The population dynamical implications of covert infections in host–microparasite interactions

Abstract

Summary The persistence of parasites that are only seen in intermittent outbreaks has intrigued ecologists. Long the subject of speculation, there is now evidence that viral insect diseases can cause covert as well as overt infections. Typically, infection leads to overtly diseased individuals that are infectious and die as a result of the disease, but it can also produce other individuals that show a covert, non‐infectious pathology, which is typically asymptomatic. Covertly infected individuals do not die as a result of infection, although they may be affected sublethally such that their reproductive output falls, they may transmit the covert infection vertically and, crucially, they may convert at some rate to overt infectious individuals. In this way the parasites are able to persist in host populations and can be detected only by the use of molecular techniques. Here, we apply novel analytical techniques to a general host–parasite modelling framework and examine the population dynamical consequences of such covert infections. The interplay between various stabilizing and destabilizing forces leads to a highly complex pattern of host dynamics, including a theoretically intriguing pinch point. Covert infections may be stabilizing or destabilizing depending on the specific characteristics of the interaction, particularly in relation to the rate of conversion from covert to overt infection.

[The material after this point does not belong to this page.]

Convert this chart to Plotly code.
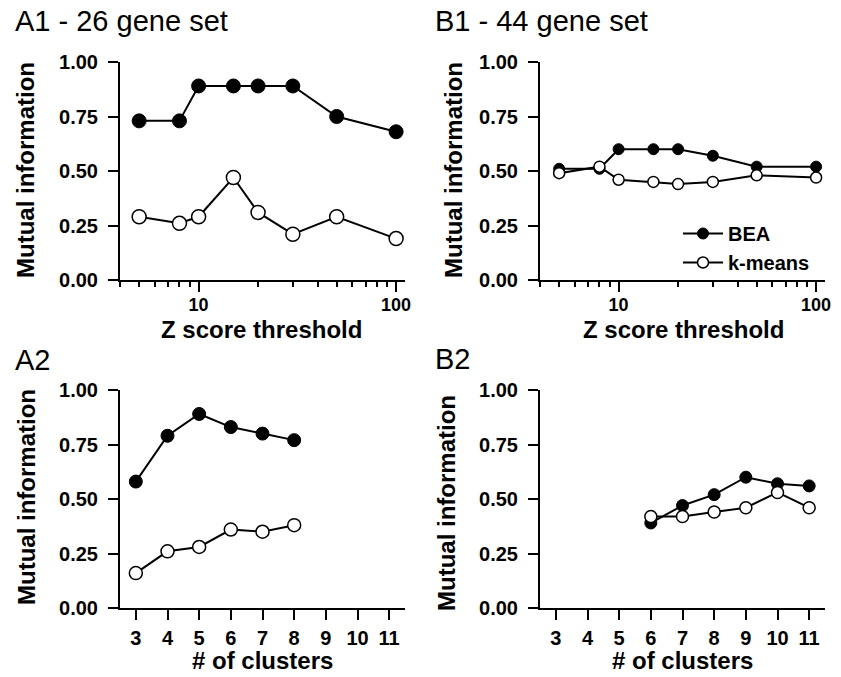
import plotly.graph_objects as go

# ---------------- data ----------------
z_thresholds = [5, 8, 10, 15, 20, 30, 50, 100]
a1_bea = [0.73, 0.73, 0.89, 0.89, 0.89, 0.89, 0.75, 0.68]
a1_kmeans = [0.29, 0.26, 0.29, 0.47, 0.31, 0.21, 0.29, 0.19]
b1_bea = [0.51, 0.51, 0.60, 0.60, 0.60, 0.57, 0.52, 0.52]
b1_kmeans = [0.49, 0.52, 0.46, 0.45, 0.44, 0.45, 0.48, 0.47]

a2_clusters = [3, 4, 5, 6, 7, 8]
a2_bea = [0.58, 0.79, 0.89, 0.83, 0.80, 0.77]
a2_kmeans = [0.16, 0.26, 0.28, 0.36, 0.35, 0.38]

b2_clusters = [6, 7, 8, 9, 10, 11]
b2_bea = [0.39, 0.47, 0.52, 0.60, 0.57, 0.56]
b2_kmeans = [0.42, 0.42, 0.44, 0.46, 0.53, 0.46]

y_ticks = [0, 0.25, 0.5, 0.75, 1.0]
log_major = [10, 100]
log_minor = [4, 5, 6, 7, 8, 9, 20, 30, 40, 50, 60, 70, 80, 90]
cluster_ticks = [3, 4, 5, 6, 7, 8, 9, 10, 11]

panel_titles = ["A1 - 26 gene set", "B1 - 44 gene set", "A2", "B2"]
series_names = ["BEA", "k-means"]

# ---------------- layout helpers ----------------
W, H = 841, 677
FONT = "Liberation Sans, Arial, sans-serif"

def px_x(v):
    return v / W

def px_y(v):
    return 1 - v / H

panels = {
    "A1": dict(x0=120, x1=405, y0=62, y1=280),
    "B1": dict(x0=540, x1=825, y0=62, y1=280),
    "A2": dict(x0=120, x1=405, y0=390, y1=608),
    "B2": dict(x0=540, x1=825, y0=390, y1=608),
}

fig = go.Figure()

def add_series(xs, bea, km, xa, ya, size, show):
    fig.add_trace(go.Scatter(
        x=xs, y=bea, mode="lines+markers", name=series_names[0],
        xaxis=xa, yaxis=ya, showlegend=show, legendgroup="bea",
        line=dict(color="black", width=2),
        marker=dict(symbol="circle", size=size, color="black",
                    line=dict(color="black", width=1)),
    ))
    fig.add_trace(go.Scatter(
        x=xs, y=km, mode="lines+markers", name=series_names[1],
        xaxis=xa, yaxis=ya, showlegend=show, legendgroup="km",
        line=dict(color="black", width=2),
        marker=dict(symbol="circle", size=size, color="white",
                    line=dict(color="black", width=1.5)),
    ))

add_series(z_thresholds, a1_bea, a1_kmeans, "x", "y", 14, False)
add_series(z_thresholds, b1_bea, b1_kmeans, "x2", "y2", 11, True)
add_series(a2_clusters, a2_bea, a2_kmeans, "x3", "y3", 13, False)
add_series(b2_clusters, b2_bea, b2_kmeans, "x4", "y4", 12, False)

axis_common = dict(
    showline=True, linewidth=2, linecolor="black", mirror=False,
    ticks="outside", ticklen=10, tickwidth=2, tickcolor="black",
    showgrid=False, zeroline=False, automargin=False,
    tickfont=dict(family=FONT, size=20, color="black", weight="bold"),
)

layout = dict(
    width=W, height=H,
    margin=dict(l=0, r=0, t=0, b=0, pad=0, autoexpand=False),
    paper_bgcolor="white", plot_bgcolor="white",
    font=dict(family=FONT, color="black"),
)

keys = ["A1", "B1", "A2", "B2"]
for i, k in enumerate(keys):
    p = panels[k]
    sx = "" if i == 0 else str(i + 1)
    xdom = [px_x(p["x0"]), px_x(p["x1"])]
    ydom = [px_y(p["y1"]), px_y(p["y0"])]
    if k in ("A1", "B1"):
        xa = dict(axis_common, domain=xdom, anchor="y" + sx, type="log",
                  range=[0.602, 2.045], tickmode="array", tickvals=log_major,
                  ticktext=[str(v) for v in log_major], ticklabelstandoff=-3,
                  tickfont=dict(family=FONT, size=18, color="black", weight="bold"),
                  minor=dict(tickmode="array", tickvals=log_minor, ticks="outside",
                             ticklen=5, tickwidth=2, tickcolor="black", showgrid=False))
    else:
        xa = dict(axis_common, domain=xdom, anchor="y" + sx,
                  range=[2.5, 11.5], tickmode="array", tickvals=cluster_ticks,
                  ticktext=[str(v) for v in cluster_ticks], ticklabelstandoff=1)
    ya = dict(axis_common, domain=ydom, anchor="x" + sx, range=[0, 1],
              tickmode="array", tickvals=y_ticks,
              ticktext=["%.2f" % v for v in y_ticks], ticklabelstandoff=6)
    layout["xaxis" + sx] = xa
    layout["yaxis" + sx] = ya

fig.update_layout(**layout)

# panel titles
title_pos = {"A1": (13, 21), "B1": (433, 21), "A2": (13, 360), "B2": (433, 359)}
for k, t in zip(keys, panel_titles):
    x, y = title_pos[k]
    fig.add_annotation(text=t, xref="paper", yref="paper", x=px_x(x), y=px_y(y),
                       xanchor="left", yanchor="middle", showarrow=False,
                       font=dict(family=FONT, size=29, color="black"))

# y-axis titles
ytitle_pos = {"A1": (25, 170), "B1": (453, 170), "A2": (26, 497), "B2": (446, 503)}
for k in keys:
    x, y = ytitle_pos[k]
    fig.add_annotation(text="Mutual information", xref="paper", yref="paper",
                       x=px_x(x), y=px_y(y), textangle=-90, showarrow=False,
                       xanchor="center", yanchor="middle",
                       font=dict(family=FONT, size=24, color="black", weight="bold"))

# x-axis titles
xtitle = {"A1": ("Z score threshold", 261, 329), "B1": ("Z score threshold", 683, 329),
          "A2": ("# of clusters", 262, 660), "B2": ("# of clusters", 682, 660)}
for k in keys:
    t, x, y = xtitle[k]
    fig.add_annotation(text=t, xref="paper", yref="paper", x=px_x(x), y=px_y(y),
                       showarrow=False, xanchor="center", yanchor="middle",
                       font=dict(family=FONT, size=24, color="black", weight="bold"))

fig.update_layout(
    legend=dict(x=px_x(678), y=px_y(214), xanchor="left", yanchor="top",
                bgcolor="rgba(0,0,0,0)", borderwidth=0,
                font=dict(family=FONT, size=20, color="black", weight="bold"),
                itemwidth=40, tracegroupgap=0),
)

fig.write_html("out.html",
               config={"displayModeBar": False},
               post_script="document.body.style.margin='0px';document.body.style.overflow='hidden';")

In general terms, intermediate rates of conversion are stabilizing, while high and low rates may each destabilize the host population. In contrast, there is no consistent pattern for the role of vertical transmission because, in some cases, high levels are stabilizing while in others they are destabilizing. Thus, our results demonstrate that relatively subtle pathogen effects such as covert infections can have important and novel dynamical impacts on the host–pathogen interaction. It also suggests that the effects of covert infection are likely to be system‐specific and information may be required on a system‐by‐system basis in order to make predictions.